## Records provided
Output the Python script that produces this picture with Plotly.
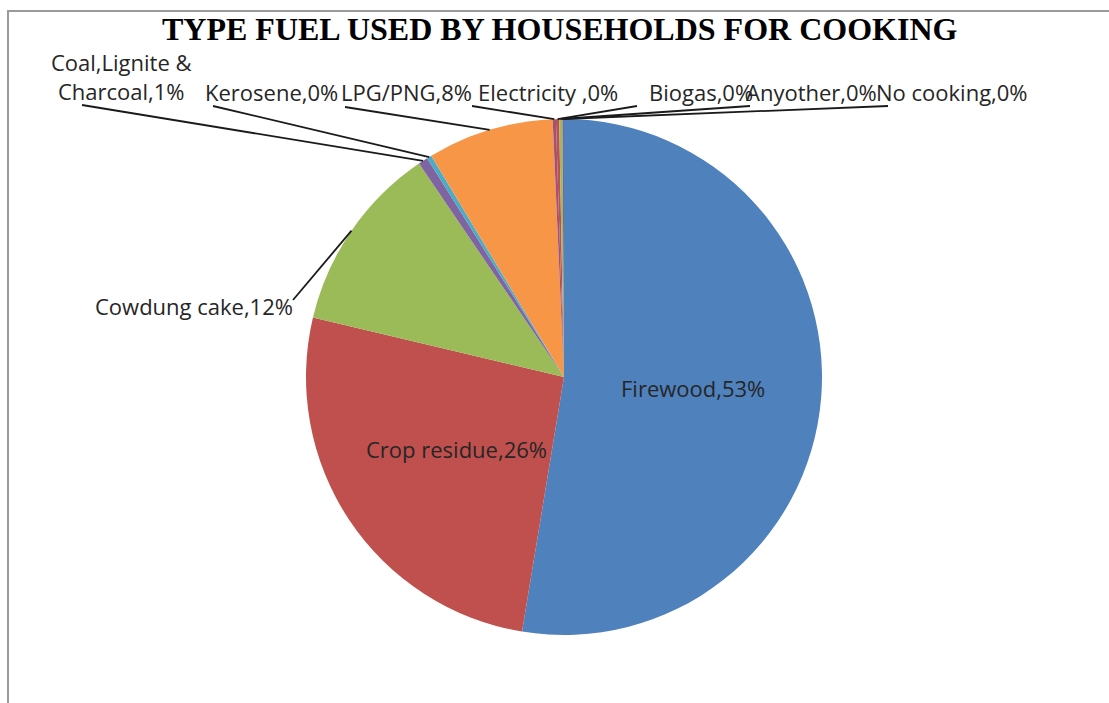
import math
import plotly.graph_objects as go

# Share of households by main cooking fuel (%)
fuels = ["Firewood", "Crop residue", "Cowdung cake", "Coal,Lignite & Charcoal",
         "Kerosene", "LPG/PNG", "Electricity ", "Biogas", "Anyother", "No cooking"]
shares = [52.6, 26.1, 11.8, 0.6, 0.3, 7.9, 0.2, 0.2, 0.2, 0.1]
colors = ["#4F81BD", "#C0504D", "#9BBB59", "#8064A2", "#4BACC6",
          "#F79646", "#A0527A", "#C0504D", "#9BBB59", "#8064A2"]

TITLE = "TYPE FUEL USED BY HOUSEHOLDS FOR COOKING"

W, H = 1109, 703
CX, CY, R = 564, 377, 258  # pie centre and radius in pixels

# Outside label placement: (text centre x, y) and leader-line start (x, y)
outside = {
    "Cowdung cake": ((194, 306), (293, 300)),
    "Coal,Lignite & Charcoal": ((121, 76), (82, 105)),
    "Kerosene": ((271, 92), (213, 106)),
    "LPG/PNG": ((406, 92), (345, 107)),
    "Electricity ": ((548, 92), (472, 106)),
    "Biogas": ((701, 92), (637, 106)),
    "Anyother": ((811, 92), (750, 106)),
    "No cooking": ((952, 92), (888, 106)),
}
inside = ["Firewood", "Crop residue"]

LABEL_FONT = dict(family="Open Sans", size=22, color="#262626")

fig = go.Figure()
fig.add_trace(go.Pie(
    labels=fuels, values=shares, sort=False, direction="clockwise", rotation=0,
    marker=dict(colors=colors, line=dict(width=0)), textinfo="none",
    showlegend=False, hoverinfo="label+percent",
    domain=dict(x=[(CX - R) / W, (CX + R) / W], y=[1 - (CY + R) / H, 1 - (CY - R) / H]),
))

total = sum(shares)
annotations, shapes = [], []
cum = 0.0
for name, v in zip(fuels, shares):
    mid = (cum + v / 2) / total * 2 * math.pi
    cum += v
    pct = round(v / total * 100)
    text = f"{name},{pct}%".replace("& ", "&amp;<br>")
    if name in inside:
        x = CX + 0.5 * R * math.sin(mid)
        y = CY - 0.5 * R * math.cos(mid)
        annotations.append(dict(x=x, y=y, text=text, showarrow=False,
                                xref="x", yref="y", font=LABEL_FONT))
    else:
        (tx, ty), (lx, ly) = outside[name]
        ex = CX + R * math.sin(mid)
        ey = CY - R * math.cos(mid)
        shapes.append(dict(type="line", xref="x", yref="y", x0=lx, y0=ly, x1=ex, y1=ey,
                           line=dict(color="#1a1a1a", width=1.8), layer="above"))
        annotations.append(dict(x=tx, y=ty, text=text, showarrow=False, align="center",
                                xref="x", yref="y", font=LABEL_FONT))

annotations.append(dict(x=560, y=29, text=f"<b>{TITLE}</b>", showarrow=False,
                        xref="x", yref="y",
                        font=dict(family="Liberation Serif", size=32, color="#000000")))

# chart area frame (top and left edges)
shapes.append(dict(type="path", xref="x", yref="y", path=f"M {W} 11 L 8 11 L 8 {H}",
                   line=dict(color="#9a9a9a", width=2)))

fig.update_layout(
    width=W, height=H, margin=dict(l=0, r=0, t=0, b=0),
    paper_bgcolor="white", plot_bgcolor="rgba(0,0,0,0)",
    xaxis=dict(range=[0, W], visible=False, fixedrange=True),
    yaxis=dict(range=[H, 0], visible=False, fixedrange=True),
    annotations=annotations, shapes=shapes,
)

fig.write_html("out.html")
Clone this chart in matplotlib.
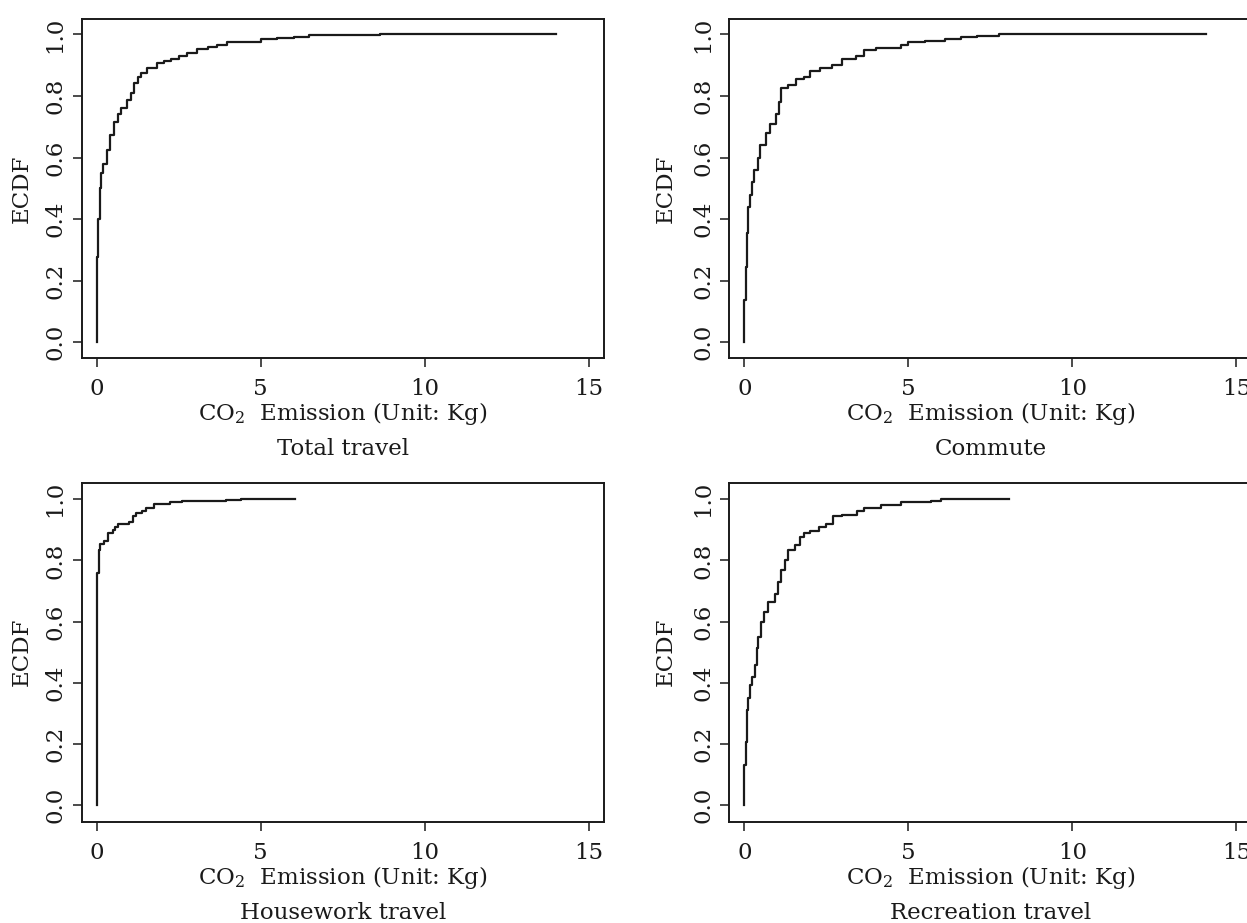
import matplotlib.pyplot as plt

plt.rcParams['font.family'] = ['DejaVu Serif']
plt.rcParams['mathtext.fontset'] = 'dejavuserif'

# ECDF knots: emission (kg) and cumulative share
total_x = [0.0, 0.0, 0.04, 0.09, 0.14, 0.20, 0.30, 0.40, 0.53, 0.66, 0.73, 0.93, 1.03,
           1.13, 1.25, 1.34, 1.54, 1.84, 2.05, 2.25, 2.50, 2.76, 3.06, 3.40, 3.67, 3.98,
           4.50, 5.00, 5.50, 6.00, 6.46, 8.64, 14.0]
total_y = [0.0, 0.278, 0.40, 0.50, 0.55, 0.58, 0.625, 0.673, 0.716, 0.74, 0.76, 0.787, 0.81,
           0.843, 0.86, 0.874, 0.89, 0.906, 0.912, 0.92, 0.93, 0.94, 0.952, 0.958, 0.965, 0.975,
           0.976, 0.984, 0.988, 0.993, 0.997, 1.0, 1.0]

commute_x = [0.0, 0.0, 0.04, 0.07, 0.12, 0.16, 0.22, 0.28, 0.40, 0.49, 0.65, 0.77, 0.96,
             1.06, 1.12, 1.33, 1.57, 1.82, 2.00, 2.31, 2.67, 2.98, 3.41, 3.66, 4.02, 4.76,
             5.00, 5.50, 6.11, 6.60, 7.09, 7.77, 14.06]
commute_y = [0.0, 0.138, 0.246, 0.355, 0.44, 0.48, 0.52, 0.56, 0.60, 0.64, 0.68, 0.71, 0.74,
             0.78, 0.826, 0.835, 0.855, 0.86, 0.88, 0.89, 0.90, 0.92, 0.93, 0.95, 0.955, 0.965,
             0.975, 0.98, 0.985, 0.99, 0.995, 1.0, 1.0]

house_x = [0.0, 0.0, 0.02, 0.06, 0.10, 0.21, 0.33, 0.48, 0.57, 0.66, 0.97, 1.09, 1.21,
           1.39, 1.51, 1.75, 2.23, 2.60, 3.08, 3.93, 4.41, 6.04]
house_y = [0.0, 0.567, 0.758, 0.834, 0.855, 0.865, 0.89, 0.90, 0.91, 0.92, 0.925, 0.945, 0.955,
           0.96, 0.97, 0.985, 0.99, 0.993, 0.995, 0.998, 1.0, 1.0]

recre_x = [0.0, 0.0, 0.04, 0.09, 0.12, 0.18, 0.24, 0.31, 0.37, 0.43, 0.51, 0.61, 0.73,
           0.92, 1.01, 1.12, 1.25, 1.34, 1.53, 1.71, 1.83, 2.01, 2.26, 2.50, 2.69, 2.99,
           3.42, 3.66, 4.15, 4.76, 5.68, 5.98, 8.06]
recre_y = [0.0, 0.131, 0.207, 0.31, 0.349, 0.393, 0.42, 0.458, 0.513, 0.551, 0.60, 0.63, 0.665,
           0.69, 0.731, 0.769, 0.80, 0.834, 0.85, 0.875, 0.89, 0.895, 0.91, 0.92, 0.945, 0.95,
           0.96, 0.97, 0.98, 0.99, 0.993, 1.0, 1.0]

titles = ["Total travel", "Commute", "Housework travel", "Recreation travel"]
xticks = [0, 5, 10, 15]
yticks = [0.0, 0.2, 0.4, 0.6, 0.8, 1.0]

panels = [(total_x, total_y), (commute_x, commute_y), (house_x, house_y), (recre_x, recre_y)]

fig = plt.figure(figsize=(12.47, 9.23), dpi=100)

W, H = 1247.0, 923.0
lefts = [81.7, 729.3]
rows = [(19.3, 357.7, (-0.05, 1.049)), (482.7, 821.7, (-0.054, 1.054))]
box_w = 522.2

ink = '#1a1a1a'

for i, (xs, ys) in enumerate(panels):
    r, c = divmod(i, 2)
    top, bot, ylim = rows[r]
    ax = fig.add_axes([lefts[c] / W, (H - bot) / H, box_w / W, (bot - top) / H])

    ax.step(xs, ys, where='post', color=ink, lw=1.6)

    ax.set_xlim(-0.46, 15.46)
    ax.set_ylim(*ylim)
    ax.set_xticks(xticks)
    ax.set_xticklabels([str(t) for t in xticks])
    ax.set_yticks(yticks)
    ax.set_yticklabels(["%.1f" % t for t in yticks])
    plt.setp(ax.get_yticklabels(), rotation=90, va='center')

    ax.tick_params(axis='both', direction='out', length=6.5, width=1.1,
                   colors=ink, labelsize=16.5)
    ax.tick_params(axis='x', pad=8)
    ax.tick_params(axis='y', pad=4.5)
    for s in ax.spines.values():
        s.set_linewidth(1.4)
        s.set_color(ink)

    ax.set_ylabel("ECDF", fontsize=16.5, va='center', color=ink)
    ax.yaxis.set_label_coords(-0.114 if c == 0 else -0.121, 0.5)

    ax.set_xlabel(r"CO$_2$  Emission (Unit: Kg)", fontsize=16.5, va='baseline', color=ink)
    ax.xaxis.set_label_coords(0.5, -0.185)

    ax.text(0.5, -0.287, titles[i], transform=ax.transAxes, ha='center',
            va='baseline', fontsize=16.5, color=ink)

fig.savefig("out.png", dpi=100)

## Exercise goal
Above are the records. Print exactly the lines from the one containing "Clone this chart in matplotlib." to the one containing "0.976, 0.984, 0.988, 0.993, 0.997, 1.0, 1.0]", both included, and nothing else; pictures are excluded.

## Full answer
Clone this chart in matplotlib.
import matplotlib.pyplot as plt

plt.rcParams['font.family'] = ['DejaVu Serif']
plt.rcParams['mathtext.fontset'] = 'dejavuserif'

# ECDF knots: emission (kg) and cumulative share
total_x = [0.0, 0.0, 0.04, 0.09, 0.14, 0.20, 0.30, 0.40, 0.53, 0.66, 0.73, 0.93, 1.03,
           1.13, 1.25, 1.34, 1.54, 1.84, 2.05, 2.25, 2.50, 2.76, 3.06, 3.40, 3.67, 3.98,
           4.50, 5.00, 5.50, 6.00, 6.46, 8.64, 14.0]
total_y = [0.0, 0.278, 0.40, 0.50, 0.55, 0.58, 0.625, 0.673, 0.716, 0.74, 0.76, 0.787, 0.81,
           0.843, 0.86, 0.874, 0.89, 0.906, 0.912, 0.92, 0.93, 0.94, 0.952, 0.958, 0.965, 0.975,
           0.976, 0.984, 0.988, 0.993, 0.997, 1.0, 1.0]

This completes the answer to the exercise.